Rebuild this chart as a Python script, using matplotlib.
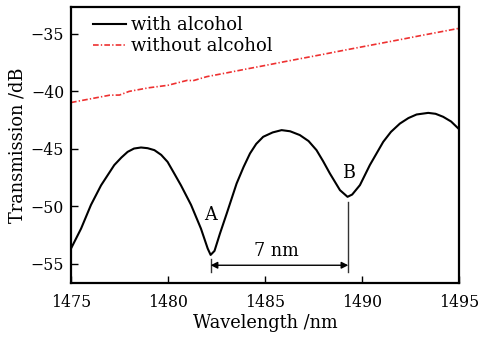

▬▬▬

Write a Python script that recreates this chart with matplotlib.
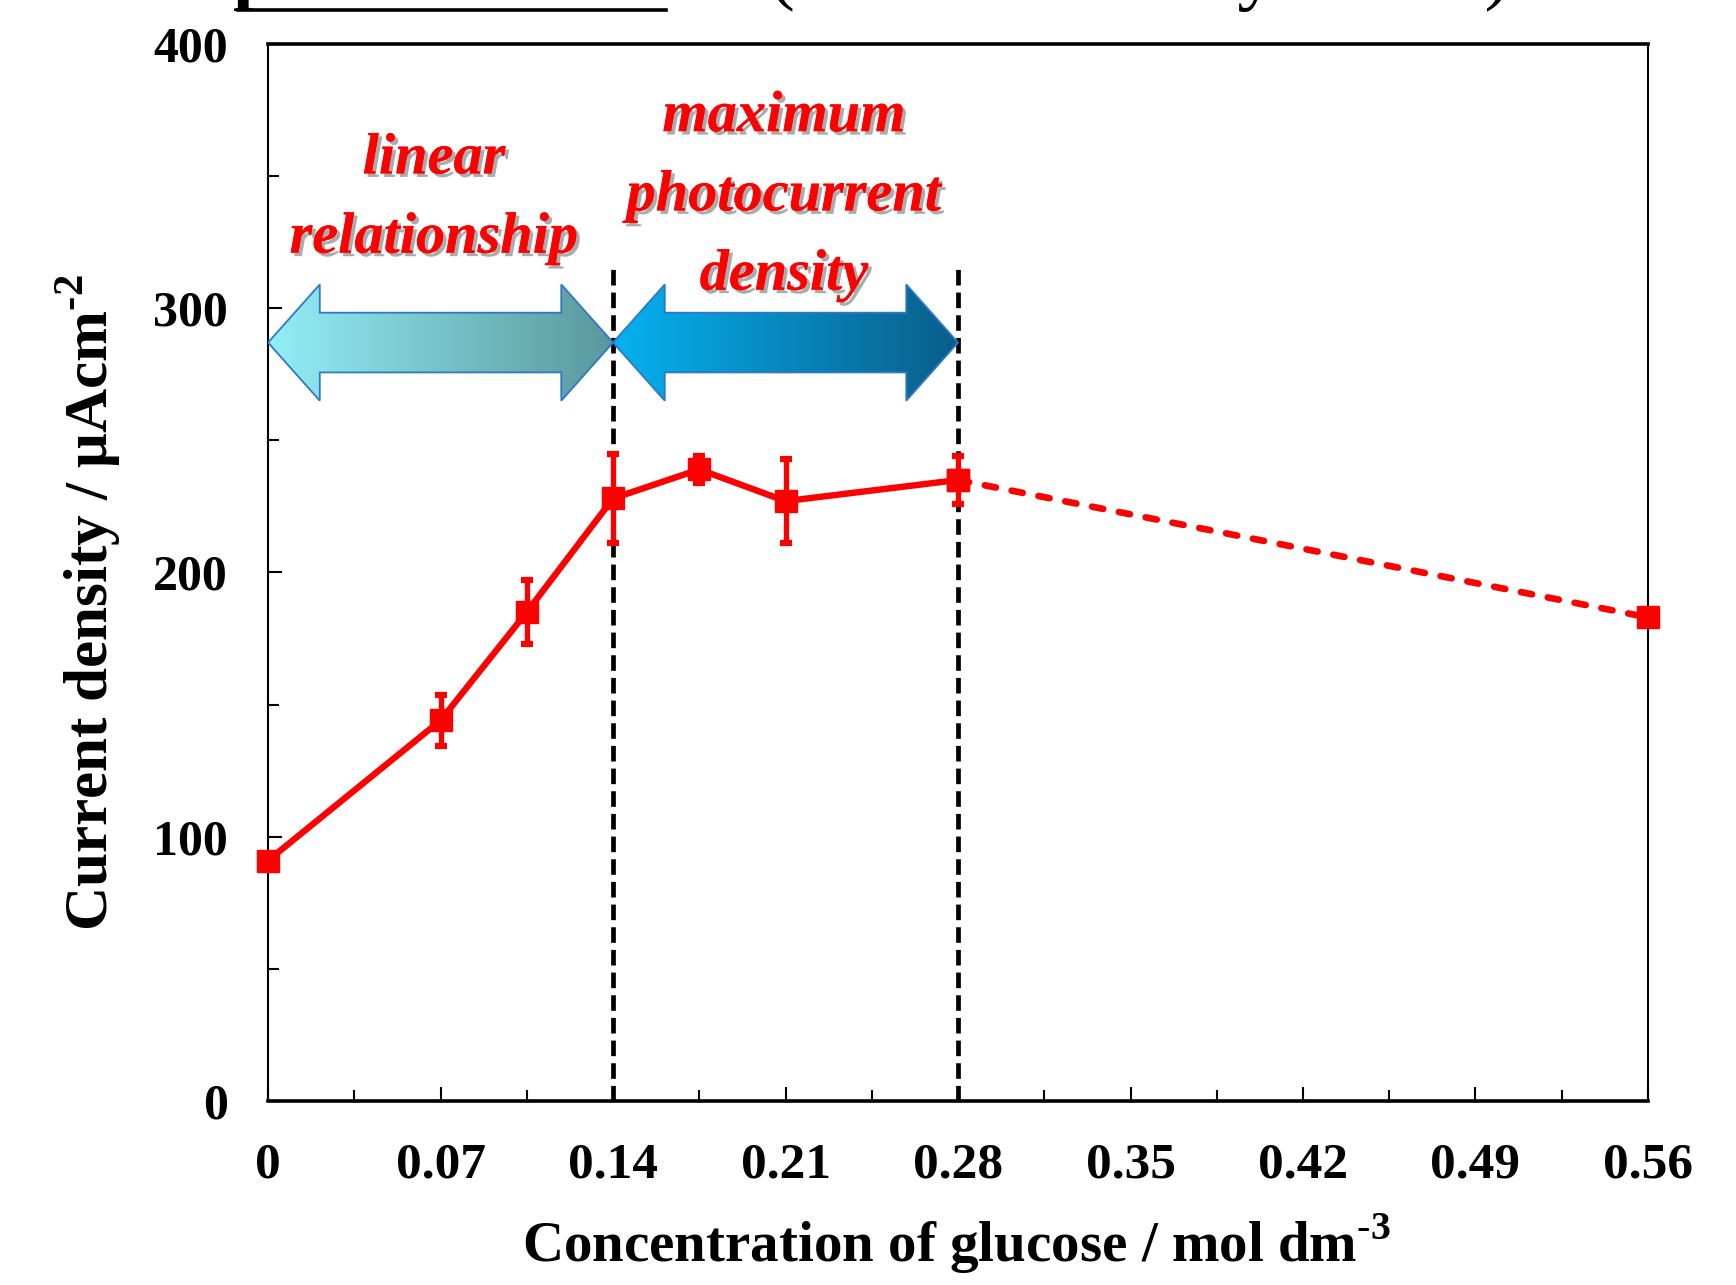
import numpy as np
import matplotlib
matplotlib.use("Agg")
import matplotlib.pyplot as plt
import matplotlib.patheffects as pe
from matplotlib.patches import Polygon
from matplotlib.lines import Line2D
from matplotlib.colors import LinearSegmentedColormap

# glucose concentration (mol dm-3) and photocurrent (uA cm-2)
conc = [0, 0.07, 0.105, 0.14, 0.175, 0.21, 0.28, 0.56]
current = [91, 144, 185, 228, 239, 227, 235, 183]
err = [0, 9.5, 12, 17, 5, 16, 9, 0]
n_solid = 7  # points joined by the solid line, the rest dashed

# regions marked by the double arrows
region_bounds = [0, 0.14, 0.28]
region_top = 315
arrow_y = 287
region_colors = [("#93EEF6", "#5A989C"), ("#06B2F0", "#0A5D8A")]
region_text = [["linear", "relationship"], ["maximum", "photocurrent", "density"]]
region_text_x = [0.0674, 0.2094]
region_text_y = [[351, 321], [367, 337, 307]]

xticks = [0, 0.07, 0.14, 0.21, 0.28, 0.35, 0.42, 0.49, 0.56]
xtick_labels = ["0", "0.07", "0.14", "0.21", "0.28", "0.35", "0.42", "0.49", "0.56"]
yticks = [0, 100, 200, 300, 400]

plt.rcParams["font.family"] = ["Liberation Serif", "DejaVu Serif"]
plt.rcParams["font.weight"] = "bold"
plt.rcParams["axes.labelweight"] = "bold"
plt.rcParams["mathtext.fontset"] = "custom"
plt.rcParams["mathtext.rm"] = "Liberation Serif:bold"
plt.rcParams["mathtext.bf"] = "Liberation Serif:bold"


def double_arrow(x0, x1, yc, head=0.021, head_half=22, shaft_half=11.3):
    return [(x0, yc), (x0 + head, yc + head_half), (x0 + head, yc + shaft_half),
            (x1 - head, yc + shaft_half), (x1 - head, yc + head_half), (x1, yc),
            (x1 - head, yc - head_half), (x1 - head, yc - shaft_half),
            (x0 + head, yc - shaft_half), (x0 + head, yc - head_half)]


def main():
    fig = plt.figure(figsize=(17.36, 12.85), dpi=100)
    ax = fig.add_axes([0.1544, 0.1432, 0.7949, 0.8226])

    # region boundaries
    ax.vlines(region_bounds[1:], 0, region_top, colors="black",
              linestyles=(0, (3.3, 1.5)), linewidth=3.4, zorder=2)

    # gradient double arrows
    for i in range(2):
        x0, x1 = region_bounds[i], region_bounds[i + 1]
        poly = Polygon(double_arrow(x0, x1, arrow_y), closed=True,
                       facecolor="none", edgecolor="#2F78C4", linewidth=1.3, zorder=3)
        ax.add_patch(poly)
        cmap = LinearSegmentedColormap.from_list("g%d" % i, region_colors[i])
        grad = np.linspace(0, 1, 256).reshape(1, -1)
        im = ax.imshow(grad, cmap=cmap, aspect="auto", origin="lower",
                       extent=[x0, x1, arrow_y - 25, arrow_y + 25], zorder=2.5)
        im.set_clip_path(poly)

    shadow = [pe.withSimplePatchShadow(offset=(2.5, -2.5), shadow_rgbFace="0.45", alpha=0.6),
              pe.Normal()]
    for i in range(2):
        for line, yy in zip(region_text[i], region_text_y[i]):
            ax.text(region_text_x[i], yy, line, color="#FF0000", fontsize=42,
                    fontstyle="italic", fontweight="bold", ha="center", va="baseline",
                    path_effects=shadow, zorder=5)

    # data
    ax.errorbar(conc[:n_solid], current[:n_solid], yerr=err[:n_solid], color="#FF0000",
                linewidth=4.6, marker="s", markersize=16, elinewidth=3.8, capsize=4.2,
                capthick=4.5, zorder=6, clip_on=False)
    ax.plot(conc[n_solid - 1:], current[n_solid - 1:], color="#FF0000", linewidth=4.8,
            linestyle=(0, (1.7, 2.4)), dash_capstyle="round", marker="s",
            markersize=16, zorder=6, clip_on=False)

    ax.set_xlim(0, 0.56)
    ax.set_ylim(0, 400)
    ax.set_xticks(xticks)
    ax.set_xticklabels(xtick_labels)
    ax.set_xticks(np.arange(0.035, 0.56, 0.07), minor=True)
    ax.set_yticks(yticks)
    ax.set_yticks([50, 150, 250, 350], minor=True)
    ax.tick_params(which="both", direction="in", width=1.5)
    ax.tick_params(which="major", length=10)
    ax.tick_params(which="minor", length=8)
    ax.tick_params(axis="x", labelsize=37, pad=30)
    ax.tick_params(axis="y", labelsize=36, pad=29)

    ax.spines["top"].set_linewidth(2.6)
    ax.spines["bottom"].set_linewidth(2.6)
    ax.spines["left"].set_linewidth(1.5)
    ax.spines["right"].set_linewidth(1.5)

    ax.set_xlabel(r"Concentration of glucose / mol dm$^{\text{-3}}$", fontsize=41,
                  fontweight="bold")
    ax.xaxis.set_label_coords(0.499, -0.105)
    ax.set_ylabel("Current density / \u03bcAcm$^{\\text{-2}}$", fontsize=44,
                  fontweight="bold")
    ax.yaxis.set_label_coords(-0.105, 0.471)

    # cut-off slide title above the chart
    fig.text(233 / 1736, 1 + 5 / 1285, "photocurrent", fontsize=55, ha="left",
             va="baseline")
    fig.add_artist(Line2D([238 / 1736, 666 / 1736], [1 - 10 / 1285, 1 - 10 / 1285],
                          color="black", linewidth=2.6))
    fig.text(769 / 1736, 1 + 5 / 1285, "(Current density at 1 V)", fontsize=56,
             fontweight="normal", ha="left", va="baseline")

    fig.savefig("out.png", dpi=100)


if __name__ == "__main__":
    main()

▬▬▬

What this task involves: Begin with the line where "Write a Python" appears and end with the line where "n_solid = 7" appears. Copy only that stretch, exactly, with no pictures.

Solution to this exercise:
Write a Python script that recreates this chart with matplotlib.
import numpy as np
import matplotlib
matplotlib.use("Agg")
import matplotlib.pyplot as plt
import matplotlib.patheffects as pe
from matplotlib.patches import Polygon
from matplotlib.lines import Line2D
from matplotlib.colors import LinearSegmentedColormap

# glucose concentration (mol dm-3) and photocurrent (uA cm-2)
conc = [0, 0.07, 0.105, 0.14, 0.175, 0.21, 0.28, 0.56]
current = [91, 144, 185, 228, 239, 227, 235, 183]
err = [0, 9.5, 12, 17, 5, 16, 9, 0]
n_solid = 7  # points joined by the solid line, the rest dashed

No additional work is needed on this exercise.